Friday, October 09, 2009

Needing to redefine our political vision of family

Catching up on news - and trashy news - yesterday I learned that the father of ex-Governor Sarah Palin's grandson is going to pose for Playgirl.  I don't blame Levi Johnston, like the family of his child, he just wants to ride his moment of fame and possibly get of Alaska by doing so.  I freely admit that I'm a politcal pramatist, leaning heavily to the liberal-side - yet ironically in this season becoming more seasoned by capitalism.

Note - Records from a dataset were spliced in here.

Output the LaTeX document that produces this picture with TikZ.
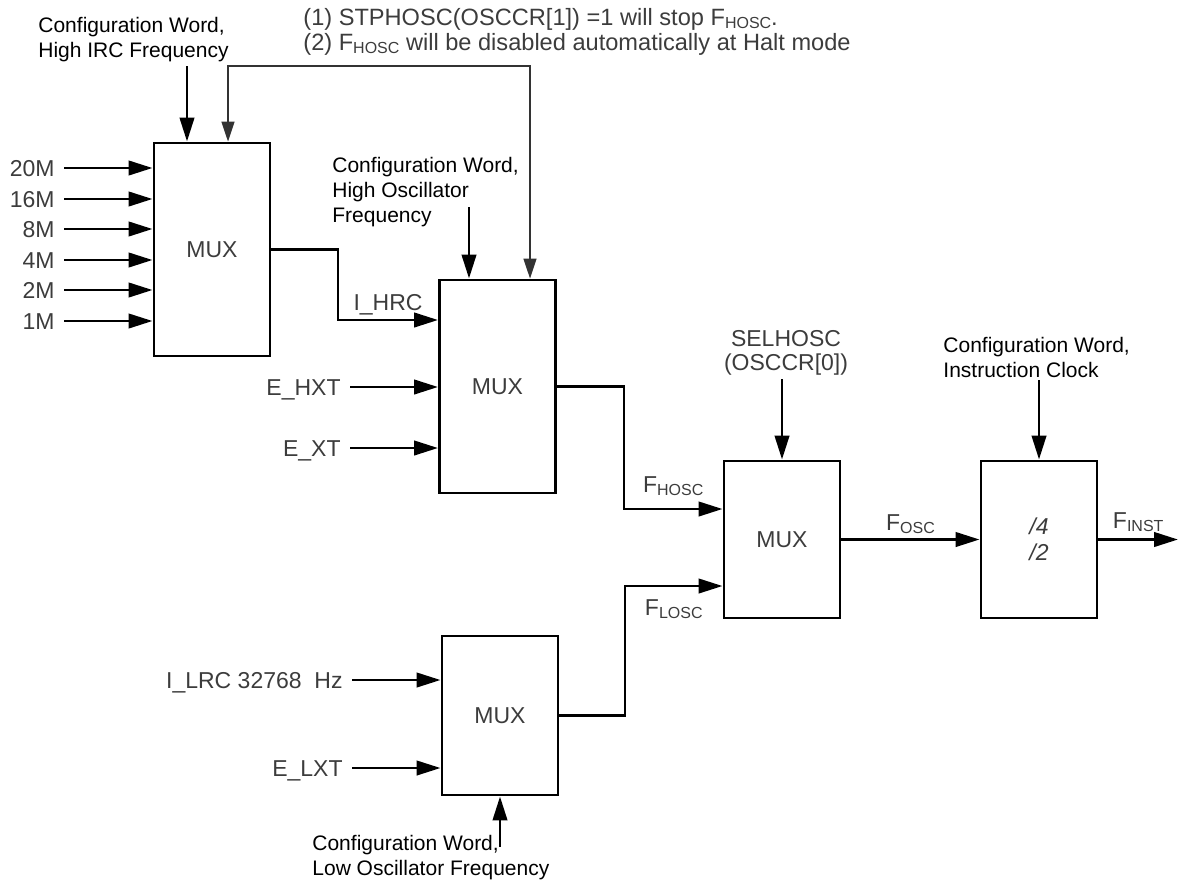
\documentclass[tikz,border=0pt]{standalone}
\usepackage{fontspec}
\setmainfont{Liberation Sans}
\usetikzlibrary{arrows.meta,calc}

\definecolor{labgray}{RGB}{60,60,60}
\newcommand{\lowidx}[1]{\raisebox{-1.5pt}{\fontsize{8}{8}\selectfont #1}}

\tikzset{
  muxbox/.style={draw, line width=1.45pt, minimum width=58pt, inner sep=0pt,
    text=labgray, font=\fontsize{11.5}{13}\selectfont, align=center},
  sig/.style={line width=1.45pt, -{Triangle[length=12pt,width=7.2pt]}},
  fb/.style={line width=0.7pt, draw=black!80,
    {Triangle[length=10pt,width=6.5pt]}-{Triangle[length=10pt,width=6.5pt]}},
  inlab/.style={anchor=east, inner xsep=4.5pt, inner ysep=0pt, text height=8.2pt,
    text depth=0pt, text=labgray, font=\fontsize{11.5}{13}\selectfont},
  wirelab/.style={inner sep=1pt, text height=8.2pt, text depth=0pt,
    text=labgray, font=\fontsize{11.5}{13}\selectfont},
  cfgtxt/.style={anchor=north west, align=left, inner sep=0pt,
    font=\fontsize{10.5}{12.5}\selectfont},
  notetxt/.style={anchor=north west, align=left, inner sep=0pt, text=labgray,
    font=\fontsize{11.8}{12.5}\selectfont},
}

\begin{document}
\begin{tikzpicture}[x=0.5pt,y=-0.5pt]
  \useasboundingbox (0,0) rectangle (1181,884);

  % Blocks
  \node[muxbox, minimum height=106.5pt] (mux1) at (212,249.5) {MUX};
  \node[muxbox, minimum height=106.5pt] (mux2) at (497.5,386.5) {MUX};
  \node[muxbox, minimum height=78.5pt] (mux3) at (782,539.5) {MUX};
  \node[muxbox, minimum height=79.5pt] (mux4) at (500,715.5) {MUX};
  \node[muxbox, minimum height=78.5pt] (div) at (1039,539.5) {\textit{/4}\\\textit{/2}};

  % IRC inputs
  \foreach \f/\y in {20M/168,16M/199,8M/229,4M/260,2M/290,1M/321} {
    \node[inlab] (in\f) at (64,\y) {\f};
    \draw[sig] (in\f) -- (in\f -| mux1.west);
  }

  % Crystal and LRC inputs
  \node[inlab] (ehxt) at (350,387) {E\_HXT};
  \node[inlab] (ext) at (350,448) {E\_XT};
  \node[inlab] (ilrc) at (352,680) {I\_LRC 32768\ \ Hz};
  \node[inlab] (elxt) at (352,768) {E\_LXT};
  \draw[sig] (ehxt) -- (ehxt -| mux2.west);
  \draw[sig] (ext) -- (ext -| mux2.west);
  \draw[sig] (ilrc) -- (ilrc -| mux4.west);
  \draw[sig] (elxt) -- (elxt -| mux4.west);

  % Select inputs
  \node[cfgtxt] (cfgirc) at (38,17) {Configuration Word,\\High IRC Frequency};
  \coordinate (ircout) at (187,66);
  \draw[sig] (ircout) -- (ircout |- mux1.north);

  \node[cfgtxt] (cfghosc) at (332,157) {Configuration Word,\\High Oscillator\\Frequency};
  \coordinate (hoscout) at (469,207);
  \draw[sig] (hoscout) -- (hoscout |- mux2.north);

  \node[notetxt, anchor=center, align=center, font=\fontsize{11.5}{12}\selectfont]
    (selhosc) at (786,353) {SELHOSC\\(OSCCR[0])};
  \coordinate (selout) at (782,379);
  \draw[sig] (selout) -- (mux3.north);

  \node[cfgtxt] (cfgclk) at (943,337) {Configuration Word,\\Instruction Clock};
  \coordinate (clkout) at (1039,380);
  \draw[sig] (clkout) -- (div.north);

  \node[cfgtxt] (cfglxt) at (312,835) {Configuration Word,\\Low Oscillator Frequency};
  \coordinate (lxtout) at (500,847);
  \draw[sig] (lxtout) -- (mux4.south);

  % Notes and STPHOSC line
  \node[notetxt] (notes) at (303,8) {(1) STPHOSC(OSCCR[1]) =1 will stop F\lowidx{HOSC}.\\
    (2) F\lowidx{HOSC} will be disabled automatically at Halt mode};
  \coordinate (fbA) at (228,66);
  \coordinate (fbB) at (530,66);
  \draw[fb] (fbA |- mux1.north) -- (fbA) -- (fbB) -- (fbB |- mux2.north);

  % Clock path
  \coordinate (hrcbend) at (338,320);
  \draw[sig] (mux1.east) -| (hrcbend) -- (hrcbend -| mux2.west)
    node[wirelab, midway, above=3pt] (lhrc) {I\_HRC};
  \coordinate (hoscbend) at (624,509);
  \draw[sig] (mux2.east) -| (hoscbend) -- (hoscbend -| mux3.west)
    node[wirelab, midway, above=6.5pt] (lhosc) {F\lowidx{HOSC}};
  \coordinate (loscbend) at (625,586);
  \draw[sig] (mux4.east) -| (loscbend) -- (loscbend -| mux3.west)
    node[wirelab, midway, below=5pt] (llosc) {F\lowidx{LOSC}};
  \draw[sig] (mux3.east) -- (div.west)
    node[wirelab, midway, above=3pt] (losc) {F\lowidx{OSC}};
  \coordinate (finst) at (1178,539.5);
  \draw[sig] (div.east) -- (finst)
    node[wirelab, midway, above=4pt] (lfinst) {F\lowidx{INST}};
\end{tikzpicture}
\end{document}
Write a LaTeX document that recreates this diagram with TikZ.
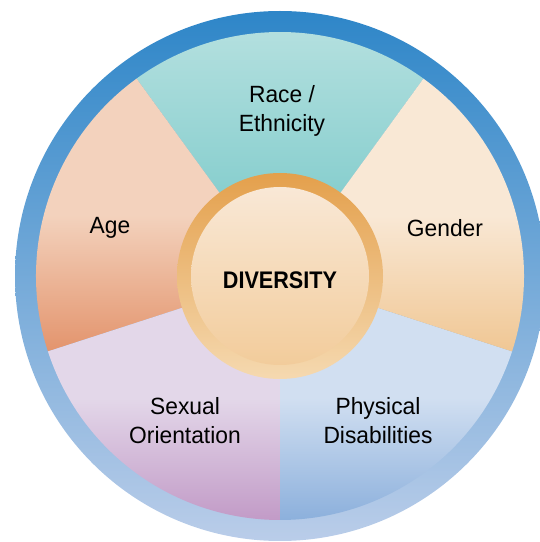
\documentclass[tikz,border=0pt]{standalone}
\usepackage{fontspec}
\setmainfont{Liberation Sans}[FakeStretch=0.97]
\newfontfamily\divfont[FakeStretch=0.9]{Liberation Sans Bold}

\definecolor{ringtop}{HTML}{2E86C8}
\definecolor{ringbot}{HTML}{BACDE9}
\definecolor{racetop}{HTML}{B7E1E0}
\definecolor{racebot}{HTML}{72C6C6}
\definecolor{gendertop}{HTML}{F9E8D5}
\definecolor{genderbot}{HTML}{F0C794}
\definecolor{agetop}{HTML}{F3D2BD}
\definecolor{agebot}{HTML}{E3946D}
\definecolor{sexualtop}{HTML}{E3D7E9}
\definecolor{sexualbot}{HTML}{C29BC7}
\definecolor{phystop}{HTML}{D1DFF1}
\definecolor{physbot}{HTML}{8CB0DC}
\definecolor{hubtop}{HTML}{E4A04C}
\definecolor{hubbot}{HTML}{F5D9B0}
\definecolor{disktop}{HTML}{F9E8D6}
\definecolor{diskbot}{HTML}{F2CC9B}

\begin{document}
\begin{tikzpicture}[x=1pt, y=1pt,
    segtext/.style = {align=center, text=black, font=\fontsize{23.5}{29}\selectfont}]
    \useasboundingbox (0,0) rectangle (540,542);
    \clip (0,0) rectangle (540,542);
    \coordinate (c) at (280,266);

    % outer ring
    \shade[top color=ringtop, bottom color=ringbot] (c) circle (265);

    % the five segments
    \shade[top color=racetop, bottom color=racebot]
        (c) -- ++(54:244) arc[start angle=54, end angle=126, radius=244] -- cycle;
    \shade[top color=agetop, bottom color=agebot, middle color=agetop]
        (c) -- ++(126:244) arc[start angle=126, end angle=198, radius=244] -- cycle;
    \shade[top color=sexualtop, bottom color=sexualbot, middle color=sexualtop]
        (c) -- ++(198:244) arc[start angle=198, end angle=270, radius=244] -- cycle;
    \shade[top color=phystop, bottom color=physbot, middle color=phystop]
        (c) -- ++(270:244) arc[start angle=270, end angle=342, radius=244] -- cycle;
    \shade[top color=gendertop, bottom color=genderbot, middle color=gendertop]
        (c) -- ++(-18:244) arc[start angle=-18, end angle=54, radius=244] -- cycle;

    % hub
    \shade[top color=hubtop, bottom color=hubbot] (c) circle (103);
    \shade[top color=disktop, bottom color=diskbot] (c) circle (89);

    \node[segtext] (race) at (282,431) {Race /\\Ethnicity};
    \node[segtext] (age) at (110,314) {Age};
    \node[segtext] (gender) at (445,314) {Gender};
    \node[segtext] (sexual) at (185,121) {Sexual\\Orientation};
    \node[segtext] (physical) at (378,121) {Physical\\Disabilities};
    \node[font=\divfont\fontsize{24}{28}\selectfont] (diversity) at (280,262) {DIVERSITY};
\end{tikzpicture}
\end{document}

The irony of the whole situation is that here is a political family who based their whole political upswing, and continuing and emerging political machine upon the notion of "going rogue" in the sense of returning to the better days of yore when family meant everything, when we worked hard for what we earned, when America was great.  Curiously enough in those days stereotypically: women didn't work and stayed home, young men wouldn't pose nude in a girlie magazine and America was forward-looking instead of history-fantasizing.

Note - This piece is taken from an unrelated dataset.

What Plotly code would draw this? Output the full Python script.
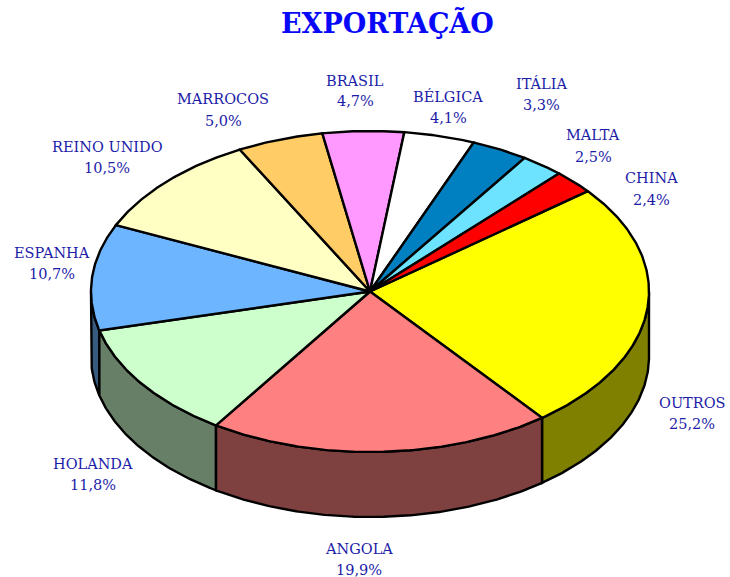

In an age in which we're overwhelmed with problems of historic size, since no one has wanted to touch the multiple third rails in our political spectrum since the 60s: health care, imploding Social Security, environmental melt-downs, an economy increasingly dependent upon foreign oil, tough immigration rules that are pushing bright foreign university students towards universities in Europe and Asia, and a tendency to lock ourselves away from fear instead of engaging the pluralistic world in which we now live.  In that age we seem, at least I do, hear way too often calls to reinforce the notion of family, protect a classic definition of marriage, and keep America for Americans instead of responses - or even mere attempts at responses - to the monolithic problems we face as a nation and a world community.

If we don't wake up and smell the coffee we're going to get caught with our pants down, and it won't be in a no-carb high-workout intentional way like Levi.